Rows from a dataset of charts and code
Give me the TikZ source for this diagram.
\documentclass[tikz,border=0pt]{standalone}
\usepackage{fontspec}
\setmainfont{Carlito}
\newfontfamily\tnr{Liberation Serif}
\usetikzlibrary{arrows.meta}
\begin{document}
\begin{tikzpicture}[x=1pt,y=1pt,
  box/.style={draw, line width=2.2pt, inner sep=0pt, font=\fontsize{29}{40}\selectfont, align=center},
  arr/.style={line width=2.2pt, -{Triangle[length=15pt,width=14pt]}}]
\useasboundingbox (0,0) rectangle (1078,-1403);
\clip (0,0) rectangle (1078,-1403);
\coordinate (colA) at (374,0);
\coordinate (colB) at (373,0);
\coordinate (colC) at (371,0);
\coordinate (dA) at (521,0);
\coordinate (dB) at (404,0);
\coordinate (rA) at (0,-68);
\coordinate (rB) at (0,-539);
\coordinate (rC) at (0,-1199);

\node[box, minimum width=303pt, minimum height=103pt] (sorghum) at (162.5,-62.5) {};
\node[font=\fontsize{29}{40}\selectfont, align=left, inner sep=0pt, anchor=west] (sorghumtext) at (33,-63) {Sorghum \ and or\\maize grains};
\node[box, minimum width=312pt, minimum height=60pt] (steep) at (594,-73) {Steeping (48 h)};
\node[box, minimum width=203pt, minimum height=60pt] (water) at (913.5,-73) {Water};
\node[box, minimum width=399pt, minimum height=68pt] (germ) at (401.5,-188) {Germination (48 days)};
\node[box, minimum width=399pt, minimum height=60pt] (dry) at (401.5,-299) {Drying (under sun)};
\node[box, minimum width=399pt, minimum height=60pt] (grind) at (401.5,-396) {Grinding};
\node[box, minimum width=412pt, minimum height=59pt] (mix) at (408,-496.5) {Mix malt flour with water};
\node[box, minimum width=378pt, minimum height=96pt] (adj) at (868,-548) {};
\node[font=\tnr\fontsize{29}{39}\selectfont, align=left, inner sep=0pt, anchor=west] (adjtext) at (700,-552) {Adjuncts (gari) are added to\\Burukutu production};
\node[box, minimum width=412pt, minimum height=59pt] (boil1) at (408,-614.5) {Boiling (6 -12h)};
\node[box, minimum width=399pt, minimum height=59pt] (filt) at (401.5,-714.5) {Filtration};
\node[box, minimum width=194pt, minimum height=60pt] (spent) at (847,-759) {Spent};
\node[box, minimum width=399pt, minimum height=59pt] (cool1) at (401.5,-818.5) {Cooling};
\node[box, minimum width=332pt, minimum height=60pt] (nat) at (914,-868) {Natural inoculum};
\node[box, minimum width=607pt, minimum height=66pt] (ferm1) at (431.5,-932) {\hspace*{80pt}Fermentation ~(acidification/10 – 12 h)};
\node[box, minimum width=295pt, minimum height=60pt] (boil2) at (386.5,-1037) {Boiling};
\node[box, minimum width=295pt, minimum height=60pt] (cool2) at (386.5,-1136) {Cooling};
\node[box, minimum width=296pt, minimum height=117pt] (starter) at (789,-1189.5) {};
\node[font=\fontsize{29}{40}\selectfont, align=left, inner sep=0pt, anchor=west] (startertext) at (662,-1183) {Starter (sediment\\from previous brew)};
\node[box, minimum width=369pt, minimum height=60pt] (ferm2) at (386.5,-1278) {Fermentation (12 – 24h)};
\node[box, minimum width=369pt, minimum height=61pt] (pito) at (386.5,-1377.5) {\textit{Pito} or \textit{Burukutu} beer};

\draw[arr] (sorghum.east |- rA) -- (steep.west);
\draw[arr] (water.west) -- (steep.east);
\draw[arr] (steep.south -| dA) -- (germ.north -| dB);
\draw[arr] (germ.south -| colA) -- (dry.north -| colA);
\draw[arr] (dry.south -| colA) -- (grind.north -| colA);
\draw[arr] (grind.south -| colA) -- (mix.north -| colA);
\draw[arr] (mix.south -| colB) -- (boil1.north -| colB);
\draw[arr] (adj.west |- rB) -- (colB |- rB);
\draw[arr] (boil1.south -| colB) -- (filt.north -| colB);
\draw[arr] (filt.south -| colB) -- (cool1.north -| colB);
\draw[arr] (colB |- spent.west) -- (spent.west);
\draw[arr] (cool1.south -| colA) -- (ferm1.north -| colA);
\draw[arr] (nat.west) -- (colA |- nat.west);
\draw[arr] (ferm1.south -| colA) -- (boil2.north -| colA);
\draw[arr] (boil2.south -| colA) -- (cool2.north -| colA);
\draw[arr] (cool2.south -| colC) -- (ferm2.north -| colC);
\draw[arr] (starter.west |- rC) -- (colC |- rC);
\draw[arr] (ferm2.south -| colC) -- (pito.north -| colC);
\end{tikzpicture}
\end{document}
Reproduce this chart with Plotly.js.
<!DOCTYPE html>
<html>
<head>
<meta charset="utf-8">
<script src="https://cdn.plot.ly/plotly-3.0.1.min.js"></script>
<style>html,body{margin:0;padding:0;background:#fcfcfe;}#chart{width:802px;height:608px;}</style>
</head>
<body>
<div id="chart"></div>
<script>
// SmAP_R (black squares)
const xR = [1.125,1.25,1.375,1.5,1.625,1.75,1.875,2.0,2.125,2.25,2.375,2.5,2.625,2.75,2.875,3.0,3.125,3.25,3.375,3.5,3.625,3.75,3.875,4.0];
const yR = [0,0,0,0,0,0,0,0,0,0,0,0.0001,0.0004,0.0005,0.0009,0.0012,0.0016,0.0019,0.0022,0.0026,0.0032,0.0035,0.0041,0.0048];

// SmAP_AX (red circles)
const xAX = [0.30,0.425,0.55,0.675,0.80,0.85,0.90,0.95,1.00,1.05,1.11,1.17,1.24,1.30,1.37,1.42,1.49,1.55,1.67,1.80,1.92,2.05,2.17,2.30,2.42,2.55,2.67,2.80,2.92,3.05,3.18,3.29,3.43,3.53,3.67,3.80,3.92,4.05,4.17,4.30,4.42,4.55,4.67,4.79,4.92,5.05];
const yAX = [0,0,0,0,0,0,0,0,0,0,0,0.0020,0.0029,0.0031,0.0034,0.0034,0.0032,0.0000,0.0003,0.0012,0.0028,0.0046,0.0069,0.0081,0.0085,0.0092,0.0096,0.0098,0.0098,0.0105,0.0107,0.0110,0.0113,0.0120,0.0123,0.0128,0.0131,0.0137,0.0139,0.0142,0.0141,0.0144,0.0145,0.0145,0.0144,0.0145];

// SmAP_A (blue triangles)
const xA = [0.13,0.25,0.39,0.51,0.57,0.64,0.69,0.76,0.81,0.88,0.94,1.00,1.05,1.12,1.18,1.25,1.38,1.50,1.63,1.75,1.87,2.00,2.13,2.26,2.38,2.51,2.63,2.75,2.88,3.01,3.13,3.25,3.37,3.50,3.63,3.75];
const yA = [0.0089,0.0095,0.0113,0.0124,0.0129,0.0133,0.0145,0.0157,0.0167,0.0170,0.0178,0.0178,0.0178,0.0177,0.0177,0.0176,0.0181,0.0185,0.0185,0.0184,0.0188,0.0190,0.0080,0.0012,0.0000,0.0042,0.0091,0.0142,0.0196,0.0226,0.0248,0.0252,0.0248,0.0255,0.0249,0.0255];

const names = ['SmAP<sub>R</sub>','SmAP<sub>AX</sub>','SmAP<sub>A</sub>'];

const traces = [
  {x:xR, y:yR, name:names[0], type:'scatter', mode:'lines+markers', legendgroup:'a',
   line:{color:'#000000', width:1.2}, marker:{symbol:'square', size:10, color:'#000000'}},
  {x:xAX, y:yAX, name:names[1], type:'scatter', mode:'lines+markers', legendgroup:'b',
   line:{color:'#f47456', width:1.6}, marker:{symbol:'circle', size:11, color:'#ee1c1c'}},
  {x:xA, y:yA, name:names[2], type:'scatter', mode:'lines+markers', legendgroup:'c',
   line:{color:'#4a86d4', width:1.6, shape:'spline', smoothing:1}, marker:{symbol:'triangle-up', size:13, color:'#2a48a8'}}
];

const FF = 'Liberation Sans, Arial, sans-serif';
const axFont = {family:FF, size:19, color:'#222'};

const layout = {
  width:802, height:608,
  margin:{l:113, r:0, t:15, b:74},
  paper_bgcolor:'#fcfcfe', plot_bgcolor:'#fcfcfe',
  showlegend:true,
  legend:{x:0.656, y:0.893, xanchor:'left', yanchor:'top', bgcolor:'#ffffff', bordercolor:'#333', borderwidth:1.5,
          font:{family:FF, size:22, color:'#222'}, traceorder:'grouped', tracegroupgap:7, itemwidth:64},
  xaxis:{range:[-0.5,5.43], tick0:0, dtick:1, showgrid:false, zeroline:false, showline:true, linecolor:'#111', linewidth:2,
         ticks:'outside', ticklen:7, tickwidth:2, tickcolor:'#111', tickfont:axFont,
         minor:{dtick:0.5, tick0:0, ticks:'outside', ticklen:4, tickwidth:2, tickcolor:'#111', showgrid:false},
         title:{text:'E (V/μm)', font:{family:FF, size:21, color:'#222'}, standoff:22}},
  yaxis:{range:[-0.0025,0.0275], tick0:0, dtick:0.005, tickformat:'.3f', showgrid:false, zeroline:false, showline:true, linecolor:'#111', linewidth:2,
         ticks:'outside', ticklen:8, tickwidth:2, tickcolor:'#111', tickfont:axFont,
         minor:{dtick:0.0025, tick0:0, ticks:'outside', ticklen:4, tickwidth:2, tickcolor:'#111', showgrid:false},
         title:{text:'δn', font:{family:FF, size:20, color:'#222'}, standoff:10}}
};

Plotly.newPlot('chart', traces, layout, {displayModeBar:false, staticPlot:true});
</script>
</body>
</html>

▶ EXERCISE OBJECTIVE: In the records above, find each line that holds the word "with"; copy all such lines.

▶ FINAL ANSWER:
\node[box, minimum width=412pt, minimum height=59pt] (mix) at (408,-496.5) {Mix malt flour with water};
Reproduce this chart with Plotly.js.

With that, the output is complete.